Author(s): Anderson SW, Soto JA, Lucey BC, Burke PA, Hirsch EF,
Abstract Share this page
Abstract PURPOSE: To retrospectively evaluate the integration of pelvic computed tomographic (CT) angiography into the thoracoabdominal CT examination of blunt trauma by using 64-detector row CT to differentiate active arterial from active venous hemorrhage. MATERIALS AND METHODS: This study was institutional review board approved and HIPAA compliant; the requirement for informed patient consent was waived. Fifty-three patients (30 male, 23 female; mean age, 42 years) with multiple blunt trauma underwent pelvic CT angiography with 64-detector row CT at admission. Arterial phase and portal venous phase pelvic CT angiograms were evaluated for evidence of vascular injury.

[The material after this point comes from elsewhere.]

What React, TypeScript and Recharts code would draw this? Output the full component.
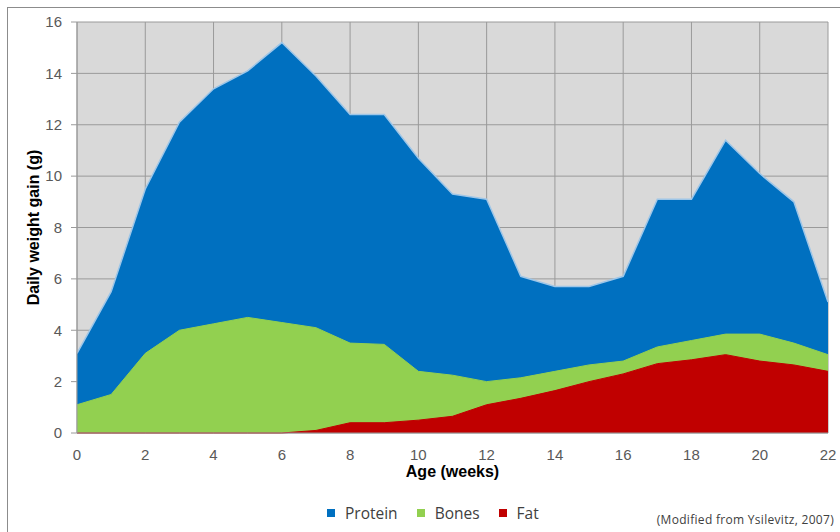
import { AreaChart, Area, XAxis, YAxis, CartesianGrid } from 'recharts'

// values; each series is the top edge of its band (stacked figure)
const weeks = [0, 1, 2, 3, 4, 5, 6, 7, 8, 9, 10, 11, 12, 13, 14, 15, 16, 17, 18, 19, 20, 21, 22]
const proteinTop = [3.1, 5.5, 9.5, 12.1, 13.4, 14.1, 15.2, 13.9, 12.4, 12.4, 10.7, 9.3, 9.1, 6.1, 5.7, 5.7, 6.1, 9.1, 9.1, 11.4, 10.1, 9.0, 5.1]
const bonesTop = [1.1, 1.5, 3.1, 4.0, 4.25, 4.5, 4.3, 4.1, 3.5, 3.45, 2.4, 2.25, 2.0, 2.15, 2.4, 2.65, 2.8, 3.35, 3.6, 3.85, 3.85, 3.5, 3.05]
const fatTop = [0, 0, 0, 0, 0, 0, 0, 0.1, 0.4, 0.4, 0.5, 0.65, 1.1, 1.35, 1.65, 2.0, 2.3, 2.7, 2.85, 3.05, 2.8, 2.65, 2.4]

const xTicks = [0, 2, 4, 6, 8, 10, 12, 14, 16, 18, 20, 22]
const yTicks = [0, 2, 4, 6, 8, 10, 12, 14, 16]

const series = [
  { key: 'protein', name: 'Protein', color: '#0070c0' },
  { key: 'bones', name: 'Bones', color: '#92d050' },
  { key: 'fat', name: 'Fat', color: '#c00000' },
]

const data = weeks.map((w, i) => ({
  week: w,
  protein: proteinTop[i],
  bones: bonesTop[i],
  fat: fatTop[i],
}))

const tickStyle = { fontSize: 15, fill: '#595959', fontFamily: 'Liberation Sans, Arial, sans-serif' }
const titleStyle = { fontSize: 16, fontWeight: 'bold', fill: '#000', fontFamily: 'Liberation Sans, Arial, sans-serif' }

export default function App() {
  return (
    <div style={{ position: 'absolute', left: 0, top: 0, width: 840, height: 532, background: '#fff' }}>
      <div
        style={{
          position: 'absolute',
          left: 7,
          top: 7,
          right: 0,
          bottom: 0,
          borderTop: '1px solid #8c8c8c',
          borderLeft: '1px solid #8c8c8c',
        }}
      />
      <AreaChart width={840} height={532} data={data} margin={{ top: 22, right: 12, bottom: 54, left: 7 }}>
        <CartesianGrid fill="#d9d9d9" stroke="#9a9a9a" vertical horizontal />
        <XAxis
          dataKey="week"
          type="number"
          domain={[0, 22]}
          ticks={xTicks}
          tick={tickStyle}
          tickLine={false}
          axisLine={{ stroke: '#9a9a9a' }}
          tickMargin={10}
          height={45}
          label={{ value: 'Age (weeks)', position: 'insideBottom', offset: 1, style: titleStyle }}
        />
        <YAxis
          type="number"
          domain={[0, 16]}
          ticks={yTicks}
          tick={tickStyle}
          tickLine={{ stroke: '#9a9a9a' }}
          axisLine={{ stroke: '#9a9a9a' }}
          tickMargin={9}
          width={70}
          label={{
            value: 'Daily weight gain (g)',
            angle: -90,
            position: 'insideLeft',
            offset: 26,
            style: { ...titleStyle, textAnchor: 'middle' },
          }}
        />
        <Area
          type="linear"
          dataKey="protein"
          name="Protein"
          fill="#0070c0"
          fillOpacity={1}
          stroke="#9ec6e8"
          strokeWidth={1.5}
          isAnimationActive={false}
        />
        <Area
          type="linear"
          dataKey="bones"
          name="Bones"
          fill="#92d050"
          fillOpacity={1}
          stroke="#92d050"
          strokeWidth={1}
          isAnimationActive={false}
        />
        <Area
          type="linear"
          dataKey="fat"
          name="Fat"
          fill="#c00000"
          fillOpacity={1}
          stroke="#c00000"
          strokeWidth={1}
          isAnimationActive={false}
        />
      </AreaChart>
      <div
        style={{
          position: 'absolute',
          top: 502,
          left: 327,
          display: 'flex',
          fontFamily: 'Open Sans, sans-serif',
          fontSize: 15.5,
          color: '#404040',
        }}
      >
        {series.map(s => (
          <div key={s.key} style={{ display: 'flex', alignItems: 'center', marginRight: 19 }}>
            <span style={{ display: 'inline-block', width: 8, height: 8, background: s.color, marginRight: 10 }} />
            <span>{s.name}</span>
          </div>
        ))}
      </div>
      <div
        style={{
          position: 'absolute',
          top: 511,
          right: 6,
          fontFamily: 'Open Sans, sans-serif',
          fontSize: 12,
          letterSpacing: 0.3,
          color: '#404040',
        }}
      >
        (Modified from Ysilevitz, 2007)
      </div>
    </div>
  )
}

In patients with active extravasation, the size of the hemorrhaging area was measured on arterial, portal venous, and delayed phase images. The Fisher exact test was used to correlate presence of vascular injury with subsequent clinical management. The Wilcoxon rank sum test was used to test the association between size of active hemorrhage during the vascular enhancement phases and subsequent clinical outcome. Finally, the Fisher exact test was used to correlate presence of vascular injury with severity of osseous injury. RESULTS: At pelvic CT angiography, 21 of the 53 patients had evidence of vascular injury: 10 isolated active arterial extravasations, three isolated arterial occlusions, three cases of both arterial extravasation and occlusion, two cases of arterial and venous extravasations, and three isolated venous extravasations. Eleven of the 21 patients also underwent conventional angiography, with subsequent embolization performed in seven of these 11 patients. The remaining 10 patients were successfully treated conservatively. When the foci of active arterial extravasation were compared on arterial, portal venous, and delayed phase images, the mean areas of hemorrhage across all three phases were larger in patients who required conventional angiography than in those successfully treated with conservative management. CONCLUSION: With use of 64-detector row scanning, pelvic CT angiography was successfully integrated into the authors' CT protocols and enabled differentiation between active arterial and active venous hemorrhage, which may influence clinical management. (c) RSNA, 2008.